The weight of silence
June 12, 2025
-Karthik Gurumurthy
It was a long day, and I was exhausted. I should have gone to bed. But I couldn't. Instead, I found myself scrolling through my phone, clicking from one article to another, searching for something I couldn't even name.
Maybe I was looking for the right words—something meaningful that could somehow make sense of what happened. Something I could say to the families who lost everything. Something that would help the rest of us understand how to feel, how to respond, how to carry this weight.
I kept reading, hoping to find that perfect phrase or insight that would make it all clearer. Something that would slow down the spinning in my head, stop me from jumping ahead to theories and explanations and all the ways my mind was trying to solve what can't be solved.
But the truth is, this crash—with so many lives lost—isn't a puzzle to figure out. It's just a devastating blow. And my heart aches.
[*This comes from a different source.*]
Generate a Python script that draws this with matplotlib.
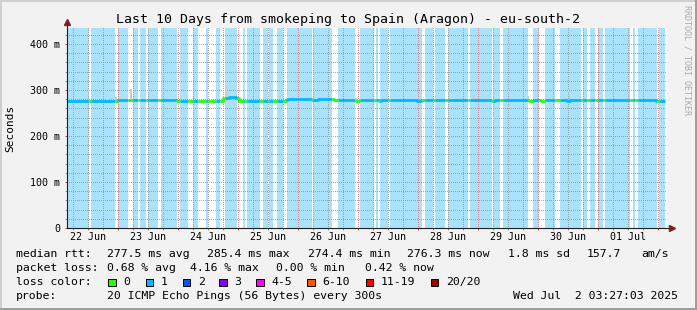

I spent hours searching for words, but maybe words aren't what we need right now. Maybe the answer isn't in finding the perfect thing to say. Maybe it's in learning to sit with the silence, to be comfortable with not having answers.
Maybe the urge to do something, say something, fix something, is just our way of avoiding the hardest truth: that sometimes terrible things happen and there's nothing we can do about it except feel the full weight of it.
Nothing needs to be solved tonight. No perfect response needs to be crafted. No explanation will bring anyone back or ease the pain of the people who are lying awake right now, staring at ceilings, wondering how they'll face tomorrow.
Sometimes the most honest thing we can do is just accept that our hearts are broken too. Accept that we don't have the words. Accept that some things are too big for our understanding, too painful for our explanations, too final for our hope.
Maybe that's enough. Maybe that acceptance—that quiet acknowledgment of loss without trying to dress it up or make it mean something—is the most respectful thing we can offer.
Maybe silence, not words, is what this moment asks of us.